**Written instruction**. Lines containing the word "with" should be extracted in full.

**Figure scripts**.
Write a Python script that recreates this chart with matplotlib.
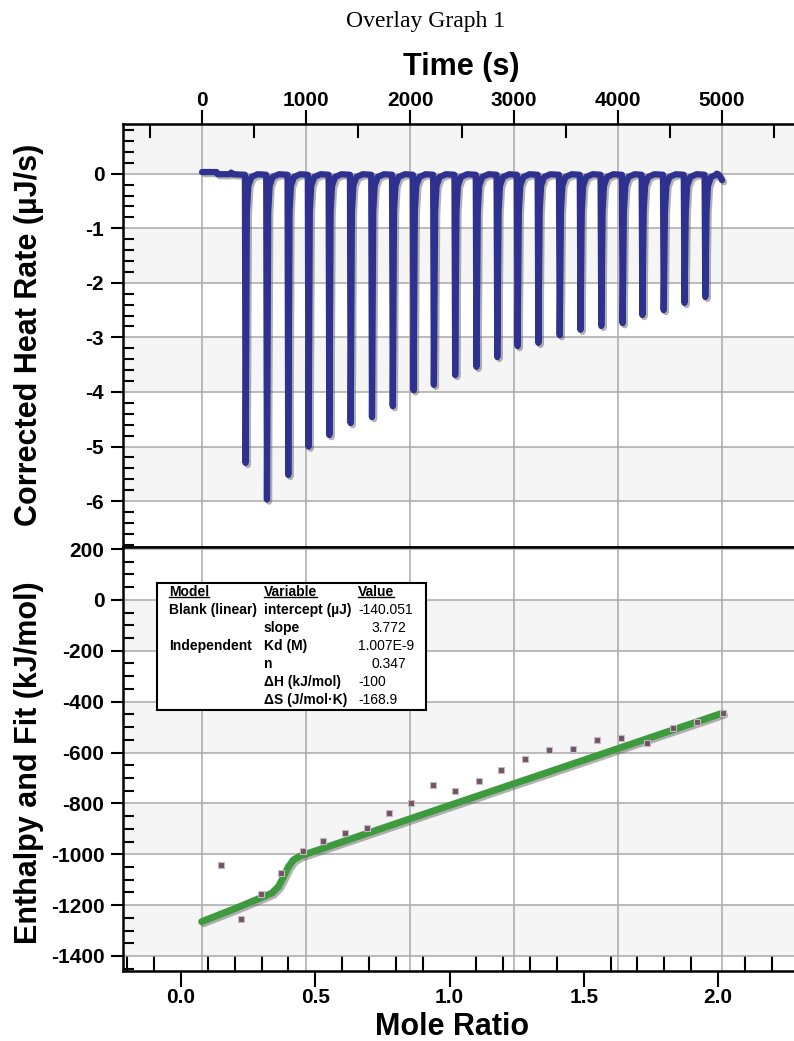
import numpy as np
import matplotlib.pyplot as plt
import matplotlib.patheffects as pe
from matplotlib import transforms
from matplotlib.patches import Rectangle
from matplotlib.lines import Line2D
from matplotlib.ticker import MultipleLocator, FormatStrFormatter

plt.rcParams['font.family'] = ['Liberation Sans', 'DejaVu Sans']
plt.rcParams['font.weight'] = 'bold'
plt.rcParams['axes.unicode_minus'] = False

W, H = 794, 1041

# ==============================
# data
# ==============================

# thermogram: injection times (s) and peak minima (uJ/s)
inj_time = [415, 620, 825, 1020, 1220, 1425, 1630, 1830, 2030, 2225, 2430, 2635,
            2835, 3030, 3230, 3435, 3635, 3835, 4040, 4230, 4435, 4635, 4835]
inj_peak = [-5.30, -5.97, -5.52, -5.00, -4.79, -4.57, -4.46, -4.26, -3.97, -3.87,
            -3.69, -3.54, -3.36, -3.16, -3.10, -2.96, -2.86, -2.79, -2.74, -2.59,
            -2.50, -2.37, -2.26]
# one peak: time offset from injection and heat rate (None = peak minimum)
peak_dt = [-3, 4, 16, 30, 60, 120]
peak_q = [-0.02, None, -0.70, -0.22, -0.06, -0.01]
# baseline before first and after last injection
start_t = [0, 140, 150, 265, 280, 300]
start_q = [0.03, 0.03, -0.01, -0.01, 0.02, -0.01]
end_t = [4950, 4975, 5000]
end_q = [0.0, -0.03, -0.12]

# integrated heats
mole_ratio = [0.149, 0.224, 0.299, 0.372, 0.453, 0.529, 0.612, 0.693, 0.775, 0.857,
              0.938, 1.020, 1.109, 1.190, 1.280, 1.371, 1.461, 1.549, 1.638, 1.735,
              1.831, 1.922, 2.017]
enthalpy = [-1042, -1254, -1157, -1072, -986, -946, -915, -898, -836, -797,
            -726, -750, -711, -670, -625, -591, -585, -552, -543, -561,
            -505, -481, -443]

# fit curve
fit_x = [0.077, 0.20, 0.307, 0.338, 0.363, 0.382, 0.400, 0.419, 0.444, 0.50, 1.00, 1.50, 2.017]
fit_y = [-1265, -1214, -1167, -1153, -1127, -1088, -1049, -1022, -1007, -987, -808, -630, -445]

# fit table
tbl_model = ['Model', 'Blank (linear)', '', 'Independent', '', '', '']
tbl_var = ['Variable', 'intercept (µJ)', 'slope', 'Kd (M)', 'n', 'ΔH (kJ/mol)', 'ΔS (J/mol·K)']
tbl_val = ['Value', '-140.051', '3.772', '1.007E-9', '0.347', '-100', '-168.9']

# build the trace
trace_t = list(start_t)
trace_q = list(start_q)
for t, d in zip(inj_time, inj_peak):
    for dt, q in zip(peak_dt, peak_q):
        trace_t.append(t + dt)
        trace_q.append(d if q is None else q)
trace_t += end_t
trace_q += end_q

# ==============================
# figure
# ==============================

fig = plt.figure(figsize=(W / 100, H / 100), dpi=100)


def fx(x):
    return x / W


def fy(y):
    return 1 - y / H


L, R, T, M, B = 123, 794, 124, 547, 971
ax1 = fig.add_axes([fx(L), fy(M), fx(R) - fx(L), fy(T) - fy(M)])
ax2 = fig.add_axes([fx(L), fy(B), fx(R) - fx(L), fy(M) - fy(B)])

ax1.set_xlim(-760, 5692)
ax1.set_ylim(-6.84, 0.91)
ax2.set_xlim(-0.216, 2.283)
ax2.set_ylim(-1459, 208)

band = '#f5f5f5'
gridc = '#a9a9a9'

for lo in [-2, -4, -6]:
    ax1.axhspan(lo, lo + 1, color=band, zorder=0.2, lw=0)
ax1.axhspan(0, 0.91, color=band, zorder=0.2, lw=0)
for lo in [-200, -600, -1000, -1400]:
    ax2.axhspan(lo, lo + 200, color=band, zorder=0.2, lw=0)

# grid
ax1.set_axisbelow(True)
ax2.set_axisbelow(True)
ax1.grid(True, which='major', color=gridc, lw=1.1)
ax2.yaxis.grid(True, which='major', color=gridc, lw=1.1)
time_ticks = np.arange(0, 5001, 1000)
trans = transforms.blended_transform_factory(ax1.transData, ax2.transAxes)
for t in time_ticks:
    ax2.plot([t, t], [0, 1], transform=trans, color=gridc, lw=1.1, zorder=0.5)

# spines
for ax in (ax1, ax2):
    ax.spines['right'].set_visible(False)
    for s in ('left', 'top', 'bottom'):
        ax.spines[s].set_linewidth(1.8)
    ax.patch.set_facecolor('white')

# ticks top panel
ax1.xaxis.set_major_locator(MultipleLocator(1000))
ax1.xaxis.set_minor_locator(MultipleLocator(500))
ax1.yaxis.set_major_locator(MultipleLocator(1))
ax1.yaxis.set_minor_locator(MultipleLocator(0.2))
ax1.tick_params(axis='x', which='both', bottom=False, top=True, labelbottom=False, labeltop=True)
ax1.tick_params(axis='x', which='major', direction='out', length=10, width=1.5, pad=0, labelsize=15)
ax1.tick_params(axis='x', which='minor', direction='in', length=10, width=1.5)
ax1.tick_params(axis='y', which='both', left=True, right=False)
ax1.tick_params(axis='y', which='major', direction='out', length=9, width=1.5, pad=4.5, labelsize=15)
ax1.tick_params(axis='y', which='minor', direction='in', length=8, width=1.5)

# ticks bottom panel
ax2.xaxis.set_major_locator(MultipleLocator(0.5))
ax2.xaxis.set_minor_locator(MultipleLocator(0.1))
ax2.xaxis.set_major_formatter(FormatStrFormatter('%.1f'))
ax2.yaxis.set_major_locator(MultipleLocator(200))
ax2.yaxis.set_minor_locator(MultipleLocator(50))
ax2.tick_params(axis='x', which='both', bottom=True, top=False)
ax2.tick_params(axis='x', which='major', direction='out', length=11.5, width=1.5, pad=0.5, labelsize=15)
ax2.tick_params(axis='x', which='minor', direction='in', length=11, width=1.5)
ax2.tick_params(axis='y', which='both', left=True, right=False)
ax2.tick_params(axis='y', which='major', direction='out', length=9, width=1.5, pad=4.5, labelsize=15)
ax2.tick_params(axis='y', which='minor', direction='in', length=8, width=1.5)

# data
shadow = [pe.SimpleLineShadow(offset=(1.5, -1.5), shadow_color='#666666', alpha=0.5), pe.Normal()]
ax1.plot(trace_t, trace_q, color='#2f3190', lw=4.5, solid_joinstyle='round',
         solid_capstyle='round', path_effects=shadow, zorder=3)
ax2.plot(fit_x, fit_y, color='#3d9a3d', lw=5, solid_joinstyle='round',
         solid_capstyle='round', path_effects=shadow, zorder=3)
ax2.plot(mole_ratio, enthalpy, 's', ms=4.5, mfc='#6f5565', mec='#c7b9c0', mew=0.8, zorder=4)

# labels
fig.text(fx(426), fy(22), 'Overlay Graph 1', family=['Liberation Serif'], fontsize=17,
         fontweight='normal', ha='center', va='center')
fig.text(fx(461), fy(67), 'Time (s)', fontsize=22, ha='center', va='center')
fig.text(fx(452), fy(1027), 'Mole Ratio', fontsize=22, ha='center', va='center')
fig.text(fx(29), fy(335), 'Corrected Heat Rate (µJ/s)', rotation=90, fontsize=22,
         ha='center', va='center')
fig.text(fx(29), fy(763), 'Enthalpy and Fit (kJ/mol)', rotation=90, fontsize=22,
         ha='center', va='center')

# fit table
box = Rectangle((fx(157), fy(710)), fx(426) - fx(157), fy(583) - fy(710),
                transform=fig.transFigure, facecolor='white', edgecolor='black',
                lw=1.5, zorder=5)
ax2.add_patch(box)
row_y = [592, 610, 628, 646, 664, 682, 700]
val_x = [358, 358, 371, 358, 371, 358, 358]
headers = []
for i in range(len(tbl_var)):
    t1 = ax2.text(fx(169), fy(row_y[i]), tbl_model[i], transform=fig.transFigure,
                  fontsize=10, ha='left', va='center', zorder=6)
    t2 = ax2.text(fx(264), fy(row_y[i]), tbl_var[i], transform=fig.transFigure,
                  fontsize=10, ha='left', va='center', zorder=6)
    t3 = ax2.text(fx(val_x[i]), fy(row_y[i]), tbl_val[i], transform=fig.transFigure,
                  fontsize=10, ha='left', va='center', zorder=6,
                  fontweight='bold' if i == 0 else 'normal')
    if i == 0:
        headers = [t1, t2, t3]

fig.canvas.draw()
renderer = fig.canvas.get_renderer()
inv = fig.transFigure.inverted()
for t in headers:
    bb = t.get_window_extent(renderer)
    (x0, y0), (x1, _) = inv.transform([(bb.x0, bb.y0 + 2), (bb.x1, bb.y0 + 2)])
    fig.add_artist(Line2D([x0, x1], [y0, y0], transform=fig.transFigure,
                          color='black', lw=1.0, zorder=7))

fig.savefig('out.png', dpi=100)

---

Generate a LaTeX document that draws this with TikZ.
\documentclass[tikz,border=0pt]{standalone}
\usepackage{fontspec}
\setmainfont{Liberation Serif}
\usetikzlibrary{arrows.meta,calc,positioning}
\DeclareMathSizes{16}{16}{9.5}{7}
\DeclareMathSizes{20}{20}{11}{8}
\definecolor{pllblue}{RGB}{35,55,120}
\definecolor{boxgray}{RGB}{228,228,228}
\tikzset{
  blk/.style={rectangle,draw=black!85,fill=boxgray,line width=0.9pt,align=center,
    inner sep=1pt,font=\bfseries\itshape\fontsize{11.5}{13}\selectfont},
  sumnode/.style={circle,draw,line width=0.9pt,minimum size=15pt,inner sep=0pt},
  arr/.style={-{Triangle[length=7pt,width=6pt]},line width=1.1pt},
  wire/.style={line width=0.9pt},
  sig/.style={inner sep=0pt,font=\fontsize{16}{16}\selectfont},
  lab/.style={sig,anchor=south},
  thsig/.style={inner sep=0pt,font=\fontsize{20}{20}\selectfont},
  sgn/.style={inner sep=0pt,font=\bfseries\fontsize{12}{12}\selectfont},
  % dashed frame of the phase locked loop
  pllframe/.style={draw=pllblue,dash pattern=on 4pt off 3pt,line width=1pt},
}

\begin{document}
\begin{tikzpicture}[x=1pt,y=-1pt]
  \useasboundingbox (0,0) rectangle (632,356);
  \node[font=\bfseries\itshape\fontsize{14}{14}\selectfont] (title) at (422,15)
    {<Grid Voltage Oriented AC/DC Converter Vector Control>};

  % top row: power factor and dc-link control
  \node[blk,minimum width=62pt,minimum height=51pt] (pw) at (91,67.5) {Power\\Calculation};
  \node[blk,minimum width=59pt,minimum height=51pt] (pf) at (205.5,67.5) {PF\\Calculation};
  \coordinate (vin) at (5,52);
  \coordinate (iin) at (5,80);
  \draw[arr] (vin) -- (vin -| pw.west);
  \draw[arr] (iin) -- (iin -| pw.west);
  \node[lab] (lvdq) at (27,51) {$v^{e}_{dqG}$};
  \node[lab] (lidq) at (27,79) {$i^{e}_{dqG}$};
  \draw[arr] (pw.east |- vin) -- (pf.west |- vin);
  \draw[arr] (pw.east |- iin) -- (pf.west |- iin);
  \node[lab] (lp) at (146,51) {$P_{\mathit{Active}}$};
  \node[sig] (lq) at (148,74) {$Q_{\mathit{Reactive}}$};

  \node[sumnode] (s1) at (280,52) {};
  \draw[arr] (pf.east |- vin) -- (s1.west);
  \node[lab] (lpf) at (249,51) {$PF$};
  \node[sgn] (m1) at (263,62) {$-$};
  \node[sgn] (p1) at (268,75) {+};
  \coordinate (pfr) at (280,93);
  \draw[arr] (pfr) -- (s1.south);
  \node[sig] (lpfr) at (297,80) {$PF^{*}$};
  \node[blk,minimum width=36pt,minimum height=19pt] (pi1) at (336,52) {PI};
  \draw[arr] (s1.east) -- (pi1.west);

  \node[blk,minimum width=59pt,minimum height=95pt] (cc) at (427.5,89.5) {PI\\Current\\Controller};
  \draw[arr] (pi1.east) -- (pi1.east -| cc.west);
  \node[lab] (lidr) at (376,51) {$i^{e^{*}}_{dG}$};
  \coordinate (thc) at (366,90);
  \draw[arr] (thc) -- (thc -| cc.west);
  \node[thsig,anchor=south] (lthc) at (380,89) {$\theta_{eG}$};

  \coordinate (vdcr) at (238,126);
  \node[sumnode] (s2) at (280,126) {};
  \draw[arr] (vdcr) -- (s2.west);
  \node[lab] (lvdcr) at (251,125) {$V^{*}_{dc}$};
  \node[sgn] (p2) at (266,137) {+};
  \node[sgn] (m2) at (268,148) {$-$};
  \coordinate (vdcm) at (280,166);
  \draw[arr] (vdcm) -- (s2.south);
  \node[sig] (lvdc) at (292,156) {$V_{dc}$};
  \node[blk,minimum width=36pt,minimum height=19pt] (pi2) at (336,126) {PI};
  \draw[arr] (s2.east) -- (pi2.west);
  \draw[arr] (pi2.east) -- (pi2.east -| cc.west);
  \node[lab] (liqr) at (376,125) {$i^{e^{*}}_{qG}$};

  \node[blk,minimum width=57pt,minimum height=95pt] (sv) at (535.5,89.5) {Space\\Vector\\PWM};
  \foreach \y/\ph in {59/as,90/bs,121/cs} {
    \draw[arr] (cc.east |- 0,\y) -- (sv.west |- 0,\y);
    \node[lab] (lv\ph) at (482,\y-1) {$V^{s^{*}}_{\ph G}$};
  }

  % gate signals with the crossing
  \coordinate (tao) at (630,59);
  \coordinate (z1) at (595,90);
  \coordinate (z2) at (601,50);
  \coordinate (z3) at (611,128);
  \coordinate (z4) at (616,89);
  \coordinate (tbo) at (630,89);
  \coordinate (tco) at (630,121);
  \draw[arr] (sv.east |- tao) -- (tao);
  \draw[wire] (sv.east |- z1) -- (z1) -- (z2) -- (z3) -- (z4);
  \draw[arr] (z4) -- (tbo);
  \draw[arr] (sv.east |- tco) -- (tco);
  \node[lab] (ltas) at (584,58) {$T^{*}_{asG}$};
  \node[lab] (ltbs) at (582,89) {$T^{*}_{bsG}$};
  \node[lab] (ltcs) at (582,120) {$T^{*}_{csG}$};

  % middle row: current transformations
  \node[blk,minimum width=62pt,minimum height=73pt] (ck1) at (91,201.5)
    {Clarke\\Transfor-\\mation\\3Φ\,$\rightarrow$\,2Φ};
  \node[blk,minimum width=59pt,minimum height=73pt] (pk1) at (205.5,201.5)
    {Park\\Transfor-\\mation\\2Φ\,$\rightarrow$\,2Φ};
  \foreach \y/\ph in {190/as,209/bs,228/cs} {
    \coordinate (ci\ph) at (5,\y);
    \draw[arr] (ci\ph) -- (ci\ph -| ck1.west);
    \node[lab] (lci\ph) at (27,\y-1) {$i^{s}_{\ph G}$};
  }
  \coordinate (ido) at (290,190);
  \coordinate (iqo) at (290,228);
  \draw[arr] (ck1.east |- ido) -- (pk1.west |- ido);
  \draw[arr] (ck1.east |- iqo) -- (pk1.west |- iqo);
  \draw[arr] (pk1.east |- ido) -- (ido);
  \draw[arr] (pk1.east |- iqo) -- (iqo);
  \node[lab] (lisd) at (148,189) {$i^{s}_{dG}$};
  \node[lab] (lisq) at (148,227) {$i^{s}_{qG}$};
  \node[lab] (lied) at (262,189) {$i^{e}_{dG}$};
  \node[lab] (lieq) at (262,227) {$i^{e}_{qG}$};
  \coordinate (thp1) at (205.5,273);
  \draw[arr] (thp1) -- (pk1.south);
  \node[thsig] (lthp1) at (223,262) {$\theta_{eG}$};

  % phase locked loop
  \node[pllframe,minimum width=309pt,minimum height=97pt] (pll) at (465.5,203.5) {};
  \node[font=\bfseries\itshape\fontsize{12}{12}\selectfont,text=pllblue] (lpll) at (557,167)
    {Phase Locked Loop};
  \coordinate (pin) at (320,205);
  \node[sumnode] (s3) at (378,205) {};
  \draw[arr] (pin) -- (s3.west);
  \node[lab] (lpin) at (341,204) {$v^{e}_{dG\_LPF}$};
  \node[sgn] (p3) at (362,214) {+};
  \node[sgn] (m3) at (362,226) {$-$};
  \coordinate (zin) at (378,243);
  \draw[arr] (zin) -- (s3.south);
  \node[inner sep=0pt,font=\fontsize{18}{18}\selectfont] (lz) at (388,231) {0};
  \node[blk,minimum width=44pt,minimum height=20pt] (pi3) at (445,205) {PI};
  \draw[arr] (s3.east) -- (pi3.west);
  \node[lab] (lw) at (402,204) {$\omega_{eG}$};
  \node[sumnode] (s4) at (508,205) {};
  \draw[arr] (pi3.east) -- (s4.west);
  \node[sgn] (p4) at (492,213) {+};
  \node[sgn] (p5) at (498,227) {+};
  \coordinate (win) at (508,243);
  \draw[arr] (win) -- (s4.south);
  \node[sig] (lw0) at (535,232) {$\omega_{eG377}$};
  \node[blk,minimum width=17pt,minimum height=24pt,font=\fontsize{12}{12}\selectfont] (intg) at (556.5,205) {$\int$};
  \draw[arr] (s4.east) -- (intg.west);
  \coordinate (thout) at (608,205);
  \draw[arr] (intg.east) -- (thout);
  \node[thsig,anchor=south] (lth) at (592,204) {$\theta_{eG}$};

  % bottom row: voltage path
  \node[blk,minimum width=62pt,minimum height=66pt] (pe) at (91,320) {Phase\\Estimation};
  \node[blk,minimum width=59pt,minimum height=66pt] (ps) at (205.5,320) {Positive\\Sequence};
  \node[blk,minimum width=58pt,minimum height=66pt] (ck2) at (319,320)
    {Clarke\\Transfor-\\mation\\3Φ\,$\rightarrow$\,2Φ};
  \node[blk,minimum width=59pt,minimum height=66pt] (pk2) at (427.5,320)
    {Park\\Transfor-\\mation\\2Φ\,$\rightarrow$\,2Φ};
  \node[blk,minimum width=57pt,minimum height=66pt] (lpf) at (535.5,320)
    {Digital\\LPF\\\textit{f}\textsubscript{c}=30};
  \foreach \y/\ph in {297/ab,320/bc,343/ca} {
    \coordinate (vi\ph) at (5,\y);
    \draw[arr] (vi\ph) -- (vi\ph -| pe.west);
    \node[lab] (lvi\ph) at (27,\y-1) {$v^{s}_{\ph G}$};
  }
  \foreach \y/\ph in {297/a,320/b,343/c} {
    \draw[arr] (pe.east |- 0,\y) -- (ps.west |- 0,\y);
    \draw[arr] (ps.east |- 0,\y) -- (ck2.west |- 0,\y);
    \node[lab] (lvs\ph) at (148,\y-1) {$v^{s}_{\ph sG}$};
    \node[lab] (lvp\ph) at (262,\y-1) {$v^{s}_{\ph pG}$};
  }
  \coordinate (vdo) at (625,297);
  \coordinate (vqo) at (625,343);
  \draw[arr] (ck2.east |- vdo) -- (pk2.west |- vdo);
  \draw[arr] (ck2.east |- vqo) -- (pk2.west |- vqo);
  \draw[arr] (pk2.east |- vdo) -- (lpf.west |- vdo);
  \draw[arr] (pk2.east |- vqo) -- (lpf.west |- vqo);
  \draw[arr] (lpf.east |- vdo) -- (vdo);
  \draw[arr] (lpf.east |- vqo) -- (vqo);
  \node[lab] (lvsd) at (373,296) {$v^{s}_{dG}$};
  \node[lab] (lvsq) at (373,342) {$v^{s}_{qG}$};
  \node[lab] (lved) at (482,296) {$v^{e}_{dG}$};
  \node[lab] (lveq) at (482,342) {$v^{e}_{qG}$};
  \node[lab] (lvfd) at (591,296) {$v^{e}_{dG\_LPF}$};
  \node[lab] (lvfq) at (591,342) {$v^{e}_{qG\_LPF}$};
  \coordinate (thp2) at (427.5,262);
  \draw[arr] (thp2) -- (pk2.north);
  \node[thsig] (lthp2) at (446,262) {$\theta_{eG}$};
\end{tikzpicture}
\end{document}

---

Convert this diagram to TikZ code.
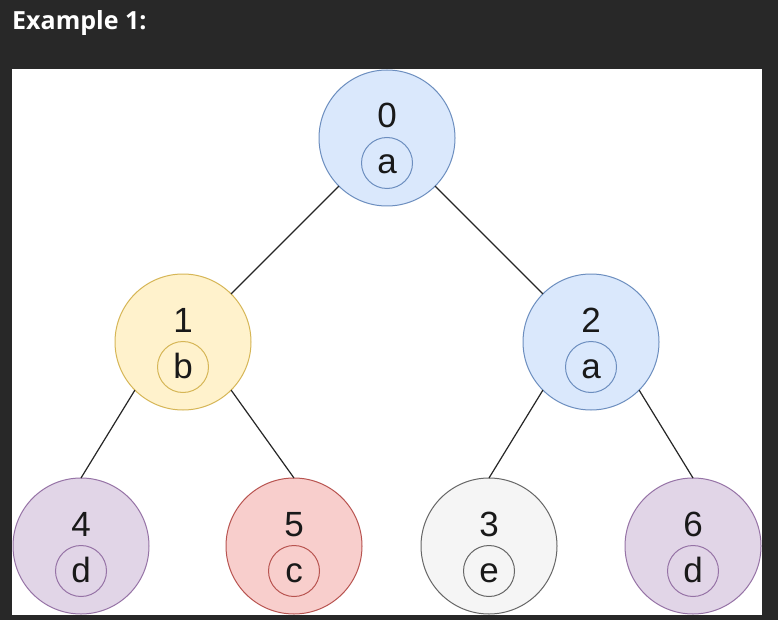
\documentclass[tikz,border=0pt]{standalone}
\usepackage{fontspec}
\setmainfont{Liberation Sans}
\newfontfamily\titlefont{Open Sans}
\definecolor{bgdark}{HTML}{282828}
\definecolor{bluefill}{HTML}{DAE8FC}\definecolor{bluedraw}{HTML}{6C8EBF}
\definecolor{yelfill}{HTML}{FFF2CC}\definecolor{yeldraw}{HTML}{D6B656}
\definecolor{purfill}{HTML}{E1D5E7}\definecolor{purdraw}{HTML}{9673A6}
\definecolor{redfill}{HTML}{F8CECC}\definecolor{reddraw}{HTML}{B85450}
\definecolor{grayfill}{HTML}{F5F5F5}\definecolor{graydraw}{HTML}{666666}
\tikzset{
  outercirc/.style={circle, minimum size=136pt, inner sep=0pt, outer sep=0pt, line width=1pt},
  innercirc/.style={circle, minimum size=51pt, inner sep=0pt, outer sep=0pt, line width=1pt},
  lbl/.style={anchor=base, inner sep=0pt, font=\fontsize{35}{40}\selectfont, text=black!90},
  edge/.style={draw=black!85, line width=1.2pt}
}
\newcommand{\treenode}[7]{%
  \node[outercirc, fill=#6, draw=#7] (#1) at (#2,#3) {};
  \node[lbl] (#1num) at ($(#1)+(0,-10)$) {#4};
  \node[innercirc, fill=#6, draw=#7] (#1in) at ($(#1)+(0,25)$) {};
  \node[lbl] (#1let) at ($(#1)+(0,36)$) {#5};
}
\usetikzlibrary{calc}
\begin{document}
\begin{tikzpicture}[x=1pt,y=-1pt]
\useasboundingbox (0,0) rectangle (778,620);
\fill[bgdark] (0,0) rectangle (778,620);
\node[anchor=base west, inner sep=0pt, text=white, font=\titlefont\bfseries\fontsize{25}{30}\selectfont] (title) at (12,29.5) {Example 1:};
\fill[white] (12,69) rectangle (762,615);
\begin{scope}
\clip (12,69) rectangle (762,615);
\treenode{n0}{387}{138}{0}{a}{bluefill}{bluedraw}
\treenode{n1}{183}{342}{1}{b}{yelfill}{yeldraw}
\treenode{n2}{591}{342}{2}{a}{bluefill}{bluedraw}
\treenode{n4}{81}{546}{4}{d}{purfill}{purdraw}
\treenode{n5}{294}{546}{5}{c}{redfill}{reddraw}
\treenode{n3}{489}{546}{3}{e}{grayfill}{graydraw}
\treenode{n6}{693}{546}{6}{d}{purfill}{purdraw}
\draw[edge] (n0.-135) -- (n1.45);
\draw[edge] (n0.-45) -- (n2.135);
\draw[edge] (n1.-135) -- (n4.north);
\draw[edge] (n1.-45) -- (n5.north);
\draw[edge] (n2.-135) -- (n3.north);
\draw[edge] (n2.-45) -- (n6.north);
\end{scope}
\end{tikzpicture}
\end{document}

**The answer**.
Write a Python script that recreates this chart with matplotlib.
Generate a LaTeX document that draws this with TikZ.
  % gate signals with the crossing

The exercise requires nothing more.